Desde
hace tiempo que no te escribo una carta. La última fue hace muchos años, en la
que te pedía que me ayudaras a tener valentía para hacer las cosas que no había
hecho hasta la fecha. Entre esas escribir. Gracias por leer aquella misiva.
Muchas cosas han pasado desde
entonces. Me cambié de trabajo y aunque me costó adaptarme, ahora me va muy
bien. Mis amigos se fueron del país y están tan lejos, que ni en whatsapp
coincidimos con regularidad. Cosas del horario. En los asuntos del amor las
cosas también cambiaron. Sí, terminamos y desde ese día nadie ha vuelto a
ponerme el corazón en su sitio. Tal parece que el espacio donde va, todavía
está vacío. Conocí Nueva York. Y si hay algún lugar parecido al de los sueños,
ese debe ser el Central Park a las cinco de la tarde, de cualquier día de
abril. Ya no me gustan tanto los viernes. Ahora prefiero los jueves porque
encontré el momento para ser feliz, en un lugar donde la palabra une a un grupo
extraordinario del que, gracias a ti, formo parte. Como ves, mi vida ha cambiado
desde que te escribí. Yo he cambiado mucho también, pero a pesar de eso hay
algo que, aunque todos los años creo que pierdo, sigue estando ahí… Y es mi amor
por la Navidad.
Cuando llega noviembre y empiezo a
ver los pinos sobre los techos de los carros y las luces iluminando las
ventanas o cuando escucho las gaitas en las panaderías y siento el olor a las hojas
de las hallacas, siempre pienso “hay que montar la Navidad en la casa, qué
flojera”. Me voy haciendo la loca y dejo pasar los días a ver si este año
consigo ser la cínica que se niega a montar el arbolito y a armar el
nacimiento. Pero cuando mi hermana me dice “marica de este fin de semana no
pasa”, viéndome con esos ojos verdes cristalinos, es cuando recuerdo que me
fascina la Navidad y que hay una razón para quererla tanto.
La historia de mi familia es
complicada. Mientras mi abuelo materno colmaba de besos y de abrazos a sus
hijas, los veinticuatros de diciembre; mi abuelo paterno abandonaba a sus
pequeños, dejándolos con una madre oscura y egoísta, que se encerraba a llorar,
hasta que se terminaba el mes y su bígamo esposo volvía como si nada, a una
casa donde se fingían las bienvenidas y las alegrías.

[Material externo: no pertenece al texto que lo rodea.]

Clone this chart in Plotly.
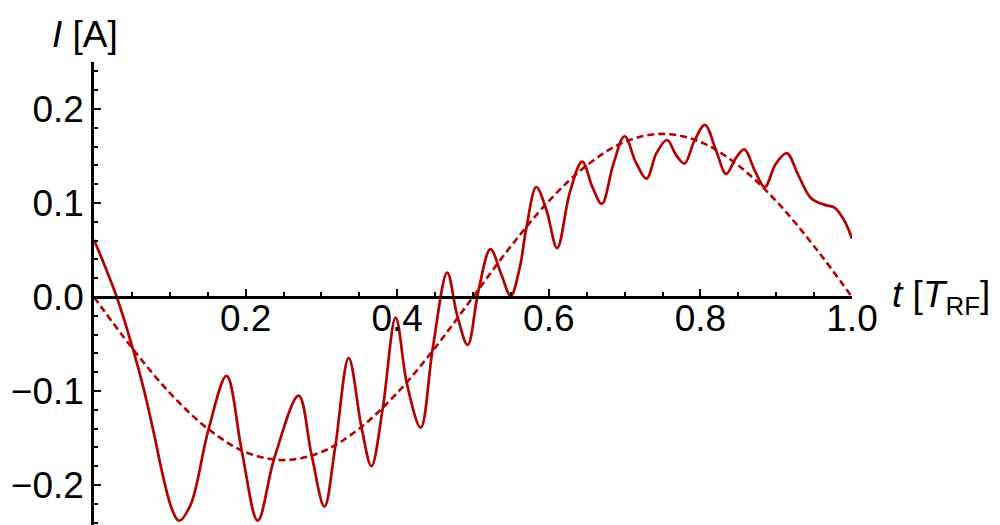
import plotly.graph_objects as go

# solid curve: current I(t) (extrema and crossings)
t_solid = [0.000, 0.030, 0.053, 0.066, 0.079, 0.092, 0.103, 0.112, 0.1275, 0.151,
           0.175, 0.195, 0.216, 0.238, 0.270, 0.287, 0.304, 0.318, 0.336, 0.353,
           0.366, 0.381, 0.398, 0.413, 0.431, 0.447, 0.466, 0.479, 0.493, 0.507,
           0.523, 0.5374, 0.5497, 0.5616, 0.5703, 0.5835, 0.597, 0.611, 0.628, 0.644,
           0.658, 0.670, 0.685, 0.700, 0.715, 0.729, 0.742, 0.756, 0.768, 0.779,
           0.792, 0.806, 0.821, 0.834, 0.847, 0.858, 0.872, 0.885, 0.899, 0.914,
           0.929, 0.946, 0.964, 0.977, 0.990, 1.000]
i_solid = [0.061, 0.000, -0.060, -0.099, -0.145, -0.194, -0.226, -0.238, -0.221, -0.141,
           -0.084, -0.164, -0.238, -0.171, -0.105, -0.168, -0.223, -0.161, -0.065, -0.139,
           -0.180, -0.118, -0.022, -0.093, -0.139, -0.054, 0.026, -0.019, -0.051, 0.006,
           0.051, 0.024, 0.001, 0.031, 0.073, 0.117, 0.092, 0.052, 0.112, 0.144,
           0.116, 0.099, 0.141, 0.171, 0.143, 0.126, 0.153, 0.167, 0.151, 0.142,
           0.166, 0.183, 0.155, 0.131, 0.148, 0.157, 0.134, 0.117, 0.141, 0.153,
           0.130, 0.105, 0.098, 0.095, 0.081, 0.062]

# dashed curve: fundamental component
t_dash = [0.00, 0.05, 0.10, 0.15, 0.20, 0.25, 0.30, 0.35, 0.40, 0.45, 0.50,
          0.55, 0.60, 0.65, 0.70, 0.75, 0.80, 0.85, 0.90, 0.95, 1.00]
i_dash = [0.000, -0.054, -0.102, -0.140, -0.165, -0.1735, -0.165, -0.140, -0.102, -0.054, 0.000,
          0.054, 0.102, 0.140, 0.165, 0.1735, 0.165, 0.140, 0.102, 0.054, 0.000]

x_ticks = [0.2, 0.4, 0.6, 0.8, 1.0]
x_labels = ["0.2", "0.4", "0.6", "0.8", "1.0"]
y_ticks = [-0.2, -0.1, 0.0, 0.1, 0.2]
y_labels = ["\u22120.2", "\u22120.1", "0.0", "0.1", "0.2"]

red = "#b30000"
font = "Liberation Sans, Arial, sans-serif"
fsize = 37

fig = go.Figure()
fig.add_trace(go.Scatter(x=t_dash, y=i_dash, mode="lines",
                         line=dict(color=red, width=2.6, dash="7px,4px", shape="spline")))
fig.add_trace(go.Scatter(x=t_solid, y=i_solid, mode="lines",
                         line=dict(color=red, width=2.7, shape="spline", smoothing=1.0)))

fig.update_layout(
    width=1000, height=525,
    margin=dict(l=86, r=156, t=54, b=1),
    plot_bgcolor="white", paper_bgcolor="white",
    showlegend=False,
    font=dict(family=font, size=fsize, color="black"),
    xaxis=dict(range=[0, 1], anchor="free", position=0.5,
               showline=True, linecolor="black", linewidth=2.5,
               showgrid=False, zeroline=False,
               tickvals=x_ticks, ticktext=x_labels, ticklabelstandoff=-12,
               ticks="inside", ticklen=7, tickwidth=2, tickcolor="black",
               minor=dict(tickvals=[0.05, 0.1, 0.15, 0.25, 0.3, 0.35, 0.45, 0.5, 0.55,
                                    0.65, 0.7, 0.75, 0.85, 0.9, 0.95],
                          ticks="inside", ticklen=4, tickwidth=2, tickcolor="black")),
    yaxis=dict(range=[-0.25, 0.25],
               showline=True, linecolor="black", linewidth=2.5,
               showgrid=False, zeroline=False,
               tickvals=y_ticks, ticktext=y_labels,
               ticks="inside", ticklen=7, tickwidth=2, tickcolor="black",
               minor=dict(dtick=0.02, tick0=0, ticks="inside", ticklen=4,
                          tickwidth=2, tickcolor="black")),
)

fig.add_annotation(text="<i>I</i> [A]", xref="paper", yref="paper",
                   x=-0.058, y=1.058, xanchor="left", yanchor="middle",
                   showarrow=False, font=dict(family=font, size=fsize))
fig.add_annotation(text="<i>t</i> [<i>T</i><sub>RF</sub>]", xref="paper", yref="y",
                   x=1.05, y=0, xanchor="left", yanchor="middle",
                   showarrow=False, font=dict(family=font, size=fsize))

fig.write_html("out.html")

Mi papá tuvo que crecer
con eso.
Afortunadamente al casarse con mi
mamá, se dio cuenta de que la Navidad podía ser bella y cuando nacimos sus dos
hijas enloqueció. Cada año compraba más adornos, más regalos, más luces. Buscaba
las recetas más complicadas de lomo de cerdo. Y soñaba con preparar un puré de
castañas, sin tener idea de dónde se compraban, cómo se pelaban y a qué sabían.
Nos obligaba a bajar al maletero a buscar las cajas desde octubre y nos invitaba
a escribirte las cartas con mucha anticipación, para que pudieras encontrar lo
que habíamos pedido.
Con mi papá todo era muy bonito,
hasta que una noche gris de agosto de 1998 decidió irse. Ese año no salieron
las cajas, no se encendieron las luces y no se vio ni un adorno. Y aunque nos
fuimos a Mérida, fue muy extraño no decorar la casa aquí en Caracas. Entonces
mi mamá, mi hermana y yo hicimos un pacto: poner la Navidad todos los años, para
recordar siempre que nosotras venimos de esa parte hermosa de la familia. Para
recordar que mi abuelo Olinto nos hizo de aguinaldos, de coronas de adviento,
de pesebres iluminados y de árboles llenos de verde, rojo y dorado. Para
recordar que la casa se decora brindando, cantando “El Poncho Andino” y para recordar
que tengo la razón más valiosa para querer tanto mi Navidad.
Gracias por haberme puesto en los lugares
indicados y gracias por haberme ayudado a darme cuenta de eso.
Feliz Navidad Niñito. En ti pongo mi 2015.